> _Set problem_: Quote the entries in full, character for character, without their images.

> _Dataset extract_:
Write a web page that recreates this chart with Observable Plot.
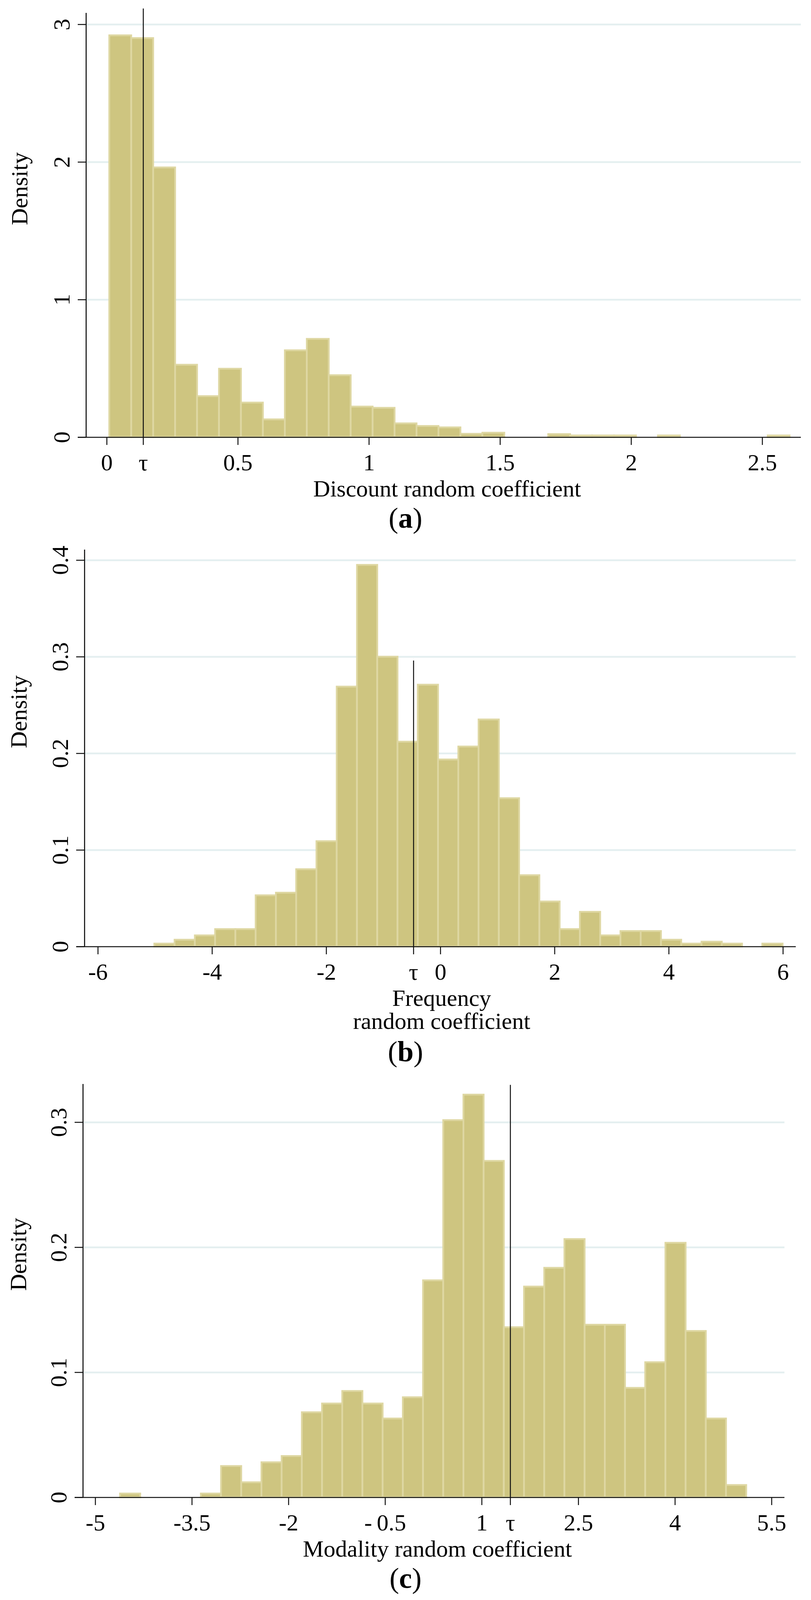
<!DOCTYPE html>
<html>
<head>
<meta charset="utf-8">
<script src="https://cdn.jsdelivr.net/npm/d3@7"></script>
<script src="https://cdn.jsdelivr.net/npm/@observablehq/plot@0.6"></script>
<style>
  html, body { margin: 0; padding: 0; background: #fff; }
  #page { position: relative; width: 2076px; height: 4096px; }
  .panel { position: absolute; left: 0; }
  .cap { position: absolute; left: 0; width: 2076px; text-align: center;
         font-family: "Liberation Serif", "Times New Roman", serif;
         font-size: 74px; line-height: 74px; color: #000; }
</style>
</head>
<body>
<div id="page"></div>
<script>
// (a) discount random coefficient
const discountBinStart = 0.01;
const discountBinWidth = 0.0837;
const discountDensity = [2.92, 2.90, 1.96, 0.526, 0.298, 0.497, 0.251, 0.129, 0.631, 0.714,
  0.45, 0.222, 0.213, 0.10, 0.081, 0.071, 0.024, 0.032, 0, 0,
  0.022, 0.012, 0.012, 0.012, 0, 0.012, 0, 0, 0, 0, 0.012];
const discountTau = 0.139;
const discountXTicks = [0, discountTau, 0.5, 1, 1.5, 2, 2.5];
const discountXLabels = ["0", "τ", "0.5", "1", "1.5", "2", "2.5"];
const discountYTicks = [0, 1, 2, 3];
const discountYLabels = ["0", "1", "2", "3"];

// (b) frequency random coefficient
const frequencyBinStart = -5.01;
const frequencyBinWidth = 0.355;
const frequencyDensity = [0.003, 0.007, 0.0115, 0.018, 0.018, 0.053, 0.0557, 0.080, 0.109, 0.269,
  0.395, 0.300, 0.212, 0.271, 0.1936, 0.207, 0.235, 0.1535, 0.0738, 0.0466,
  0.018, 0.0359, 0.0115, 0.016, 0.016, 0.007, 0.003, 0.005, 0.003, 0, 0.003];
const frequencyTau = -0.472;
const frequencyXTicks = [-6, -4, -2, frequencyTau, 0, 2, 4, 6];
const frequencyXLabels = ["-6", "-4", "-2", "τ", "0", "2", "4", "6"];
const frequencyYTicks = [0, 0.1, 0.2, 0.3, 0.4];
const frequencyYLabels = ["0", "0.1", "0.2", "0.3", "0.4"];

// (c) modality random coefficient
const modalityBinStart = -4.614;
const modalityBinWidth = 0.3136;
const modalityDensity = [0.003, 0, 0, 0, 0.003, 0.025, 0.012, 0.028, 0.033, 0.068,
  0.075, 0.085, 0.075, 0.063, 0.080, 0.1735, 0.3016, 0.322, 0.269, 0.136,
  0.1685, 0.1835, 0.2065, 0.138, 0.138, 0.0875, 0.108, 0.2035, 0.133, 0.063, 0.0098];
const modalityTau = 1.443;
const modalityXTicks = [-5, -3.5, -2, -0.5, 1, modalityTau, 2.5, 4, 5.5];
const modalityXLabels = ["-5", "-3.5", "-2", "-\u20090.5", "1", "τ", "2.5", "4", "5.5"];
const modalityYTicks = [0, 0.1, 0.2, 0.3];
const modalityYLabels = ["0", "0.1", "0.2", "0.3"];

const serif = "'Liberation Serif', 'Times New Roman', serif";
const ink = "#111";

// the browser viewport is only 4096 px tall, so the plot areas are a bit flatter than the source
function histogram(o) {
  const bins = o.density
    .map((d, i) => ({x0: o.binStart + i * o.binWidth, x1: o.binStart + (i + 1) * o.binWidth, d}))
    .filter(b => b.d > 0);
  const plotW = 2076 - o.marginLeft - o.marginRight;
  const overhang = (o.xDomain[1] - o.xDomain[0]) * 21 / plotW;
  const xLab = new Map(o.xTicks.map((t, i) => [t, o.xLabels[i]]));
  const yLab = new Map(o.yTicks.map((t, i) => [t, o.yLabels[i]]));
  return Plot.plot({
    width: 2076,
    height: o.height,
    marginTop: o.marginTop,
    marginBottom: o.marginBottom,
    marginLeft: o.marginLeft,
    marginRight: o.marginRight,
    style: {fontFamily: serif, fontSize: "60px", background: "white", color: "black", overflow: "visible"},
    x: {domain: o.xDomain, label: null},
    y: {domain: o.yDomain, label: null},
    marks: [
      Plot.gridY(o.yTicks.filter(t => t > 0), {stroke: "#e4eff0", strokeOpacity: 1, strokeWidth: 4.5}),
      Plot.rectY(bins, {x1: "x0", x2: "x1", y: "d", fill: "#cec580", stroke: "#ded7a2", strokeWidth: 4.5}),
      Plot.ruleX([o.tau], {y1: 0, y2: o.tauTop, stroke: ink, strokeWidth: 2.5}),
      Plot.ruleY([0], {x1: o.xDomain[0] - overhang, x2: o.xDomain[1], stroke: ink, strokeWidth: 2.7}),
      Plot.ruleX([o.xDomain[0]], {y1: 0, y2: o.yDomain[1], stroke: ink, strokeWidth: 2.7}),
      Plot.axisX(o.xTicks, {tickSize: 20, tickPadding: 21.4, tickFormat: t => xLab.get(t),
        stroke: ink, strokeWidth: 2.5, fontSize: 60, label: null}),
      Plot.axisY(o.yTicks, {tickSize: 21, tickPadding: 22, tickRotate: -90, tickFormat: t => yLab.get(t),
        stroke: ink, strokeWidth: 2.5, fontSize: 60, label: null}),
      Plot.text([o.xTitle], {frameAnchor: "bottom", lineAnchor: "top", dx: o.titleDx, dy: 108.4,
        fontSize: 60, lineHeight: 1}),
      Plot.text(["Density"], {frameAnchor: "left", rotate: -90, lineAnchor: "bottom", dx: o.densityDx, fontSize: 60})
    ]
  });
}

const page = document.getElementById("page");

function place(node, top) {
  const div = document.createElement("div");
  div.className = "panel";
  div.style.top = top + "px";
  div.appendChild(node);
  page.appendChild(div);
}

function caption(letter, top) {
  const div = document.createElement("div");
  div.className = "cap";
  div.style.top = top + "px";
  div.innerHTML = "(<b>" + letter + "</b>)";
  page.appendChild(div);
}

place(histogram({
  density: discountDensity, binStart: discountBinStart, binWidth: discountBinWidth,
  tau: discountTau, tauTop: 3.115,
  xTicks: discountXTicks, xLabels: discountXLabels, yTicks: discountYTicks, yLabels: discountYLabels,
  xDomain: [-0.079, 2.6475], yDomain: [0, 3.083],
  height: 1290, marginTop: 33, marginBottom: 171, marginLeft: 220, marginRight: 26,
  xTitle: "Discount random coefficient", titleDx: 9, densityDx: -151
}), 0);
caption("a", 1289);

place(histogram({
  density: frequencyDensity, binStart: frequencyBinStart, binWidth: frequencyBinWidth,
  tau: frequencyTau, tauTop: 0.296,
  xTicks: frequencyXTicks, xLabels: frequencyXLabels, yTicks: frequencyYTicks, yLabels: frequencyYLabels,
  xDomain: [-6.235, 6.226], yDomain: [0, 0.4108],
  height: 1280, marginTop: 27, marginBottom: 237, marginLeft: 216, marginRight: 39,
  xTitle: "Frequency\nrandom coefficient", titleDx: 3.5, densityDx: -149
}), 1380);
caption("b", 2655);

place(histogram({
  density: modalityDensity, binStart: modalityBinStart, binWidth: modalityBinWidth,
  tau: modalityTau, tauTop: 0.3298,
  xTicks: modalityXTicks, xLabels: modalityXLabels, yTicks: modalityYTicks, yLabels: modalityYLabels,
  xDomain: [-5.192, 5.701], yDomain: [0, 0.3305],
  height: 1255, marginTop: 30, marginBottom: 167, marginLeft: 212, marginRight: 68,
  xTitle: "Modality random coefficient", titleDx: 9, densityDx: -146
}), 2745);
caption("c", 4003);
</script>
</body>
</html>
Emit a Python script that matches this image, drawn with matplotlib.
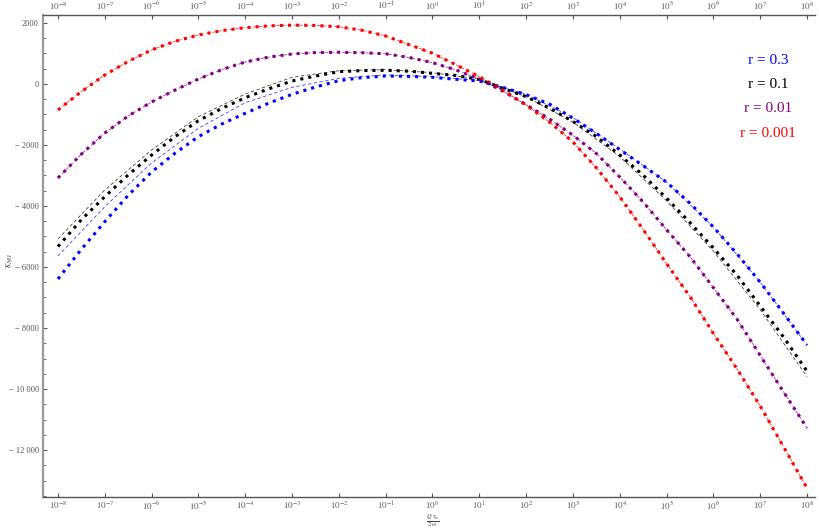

> _Output for this exercise_:
Write a web page that recreates this chart with Observable Plot.
<!DOCTYPE html>
<html>
<head>
<meta charset="utf-8">
<script src="https://cdn.jsdelivr.net/npm/d3@7"></script>
<script src="https://cdn.jsdelivr.net/npm/@observablehq/plot@0.6"></script>
<style>
  html, body { margin: 0; padding: 0; background: #fff; }
  #page { position: relative; width: 2076px; height: 4096px; }
  .panel { position: absolute; left: 0; }
  .cap { position: absolute; left: 0; width: 2076px; text-align: center;
         font-family: "Liberation Serif", "Times New Roman", serif;
         font-size: 74px; line-height: 74px; color: #000; }
</style>
</head>
<body>
<div id="page"></div>
<script>
// (a) discount random coefficient
const discountBinStart = 0.01;
const discountBinWidth = 0.0837;
const discountDensity = [2.92, 2.90, 1.96, 0.526, 0.298, 0.497, 0.251, 0.129, 0.631, 0.714,
  0.45, 0.222, 0.213, 0.10, 0.081, 0.071, 0.024, 0.032, 0, 0,
  0.022, 0.012, 0.012, 0.012, 0, 0.012, 0, 0, 0, 0, 0.012];
const discountTau = 0.139;
const discountXTicks = [0, discountTau, 0.5, 1, 1.5, 2, 2.5];
const discountXLabels = ["0", "τ", "0.5", "1", "1.5", "2", "2.5"];
const discountYTicks = [0, 1, 2, 3];
const discountYLabels = ["0", "1", "2", "3"];

// (b) frequency random coefficient
const frequencyBinStart = -5.01;
const frequencyBinWidth = 0.355;
const frequencyDensity = [0.003, 0.007, 0.0115, 0.018, 0.018, 0.053, 0.0557, 0.080, 0.109, 0.269,
  0.395, 0.300, 0.212, 0.271, 0.1936, 0.207, 0.235, 0.1535, 0.0738, 0.0466,
  0.018, 0.0359, 0.0115, 0.016, 0.016, 0.007, 0.003, 0.005, 0.003, 0, 0.003];
const frequencyTau = -0.472;
const frequencyXTicks = [-6, -4, -2, frequencyTau, 0, 2, 4, 6];
const frequencyXLabels = ["-6", "-4", "-2", "τ", "0", "2", "4", "6"];
const frequencyYTicks = [0, 0.1, 0.2, 0.3, 0.4];
const frequencyYLabels = ["0", "0.1", "0.2", "0.3", "0.4"];

// (c) modality random coefficient
const modalityBinStart = -4.614;
const modalityBinWidth = 0.3136;
const modalityDensity = [0.003, 0, 0, 0, 0.003, 0.025, 0.012, 0.028, 0.033, 0.068,
  0.075, 0.085, 0.075, 0.063, 0.080, 0.1735, 0.3016, 0.322, 0.269, 0.136,
  0.1685, 0.1835, 0.2065, 0.138, 0.138, 0.0875, 0.108, 0.2035, 0.133, 0.063, 0.0098];
const modalityTau = 1.443;
const modalityXTicks = [-5, -3.5, -2, -0.5, 1, modalityTau, 2.5, 4, 5.5];
const modalityXLabels = ["-5", "-3.5", "-2", "-\u20090.5", "1", "τ", "2.5", "4", "5.5"];
const modalityYTicks = [0, 0.1, 0.2, 0.3];
const modalityYLabels = ["0", "0.1", "0.2", "0.3"];

const serif = "'Liberation Serif', 'Times New Roman', serif";
const ink = "#111";

// the browser viewport is only 4096 px tall, so the plot areas are a bit flatter than the source
function histogram(o) {
  const bins = o.density
    .map((d, i) => ({x0: o.binStart + i * o.binWidth, x1: o.binStart + (i + 1) * o.binWidth, d}))
    .filter(b => b.d > 0);
  const plotW = 2076 - o.marginLeft - o.marginRight;
  const overhang = (o.xDomain[1] - o.xDomain[0]) * 21 / plotW;
  const xLab = new Map(o.xTicks.map((t, i) => [t, o.xLabels[i]]));
  const yLab = new Map(o.yTicks.map((t, i) => [t, o.yLabels[i]]));
  return Plot.plot({
    width: 2076,
    height: o.height,
    marginTop: o.marginTop,
    marginBottom: o.marginBottom,
    marginLeft: o.marginLeft,
    marginRight: o.marginRight,
    style: {fontFamily: serif, fontSize: "60px", background: "white", color: "black", overflow: "visible"},
    x: {domain: o.xDomain, label: null},
    y: {domain: o.yDomain, label: null},
    marks: [
      Plot.gridY(o.yTicks.filter(t => t > 0), {stroke: "#e4eff0", strokeOpacity: 1, strokeWidth: 4.5}),
      Plot.rectY(bins, {x1: "x0", x2: "x1", y: "d", fill: "#cec580", stroke: "#ded7a2", strokeWidth: 4.5}),
      Plot.ruleX([o.tau], {y1: 0, y2: o.tauTop, stroke: ink, strokeWidth: 2.5}),
      Plot.ruleY([0], {x1: o.xDomain[0] - overhang, x2: o.xDomain[1], stroke: ink, strokeWidth: 2.7}),
      Plot.ruleX([o.xDomain[0]], {y1: 0, y2: o.yDomain[1], stroke: ink, strokeWidth: 2.7}),
      Plot.axisX(o.xTicks, {tickSize: 20, tickPadding: 21.4, tickFormat: t => xLab.get(t),
        stroke: ink, strokeWidth: 2.5, fontSize: 60, label: null}),
      Plot.axisY(o.yTicks, {tickSize: 21, tickPadding: 22, tickRotate: -90, tickFormat: t => yLab.get(t),
        stroke: ink, strokeWidth: 2.5, fontSize: 60, label: null}),
      Plot.text([o.xTitle], {frameAnchor: "bottom", lineAnchor: "top", dx: o.titleDx, dy: 108.4,
        fontSize: 60, lineHeight: 1}),
      Plot.text(["Density"], {frameAnchor: "left", rotate: -90, lineAnchor: "bottom", dx: o.densityDx, fontSize: 60})
    ]
  });
}

const page = document.getElementById("page");

function place(node, top) {
  const div = document.createElement("div");
  div.className = "panel";
  div.style.top = top + "px";
  div.appendChild(node);
  page.appendChild(div);
}

function caption(letter, top) {
  const div = document.createElement("div");
  div.className = "cap";
  div.style.top = top + "px";
  div.innerHTML = "(<b>" + letter + "</b>)";
  page.appendChild(div);
}

place(histogram({
  density: discountDensity, binStart: discountBinStart, binWidth: discountBinWidth,
  tau: discountTau, tauTop: 3.115,
  xTicks: discountXTicks, xLabels: discountXLabels, yTicks: discountYTicks, yLabels: discountYLabels,
  xDomain: [-0.079, 2.6475], yDomain: [0, 3.083],
  height: 1290, marginTop: 33, marginBottom: 171, marginLeft: 220, marginRight: 26,
  xTitle: "Discount random coefficient", titleDx: 9, densityDx: -151
}), 0);
caption("a", 1289);

place(histogram({
  density: frequencyDensity, binStart: frequencyBinStart, binWidth: frequencyBinWidth,
  tau: frequencyTau, tauTop: 0.296,
  xTicks: frequencyXTicks, xLabels: frequencyXLabels, yTicks: frequencyYTicks, yLabels: frequencyYLabels,
  xDomain: [-6.235, 6.226], yDomain: [0, 0.4108],
  height: 1280, marginTop: 27, marginBottom: 237, marginLeft: 216, marginRight: 39,
  xTitle: "Frequency\nrandom coefficient", titleDx: 3.5, densityDx: -149
}), 1380);
caption("b", 2655);

place(histogram({
  density: modalityDensity, binStart: modalityBinStart, binWidth: modalityBinWidth,
  tau: modalityTau, tauTop: 0.3298,
  xTicks: modalityXTicks, xLabels: modalityXLabels, yTicks: modalityYTicks, yLabels: modalityYLabels,
  xDomain: [-5.192, 5.701], yDomain: [0, 0.3305],
  height: 1255, marginTop: 30, marginBottom: 167, marginLeft: 212, marginRight: 68,
  xTitle: "Modality random coefficient", titleDx: 9, densityDx: -146
}), 2745);
caption("c", 4003);
</script>
</body>
</html>
Emit a Python script that matches this image, drawn with matplotlib.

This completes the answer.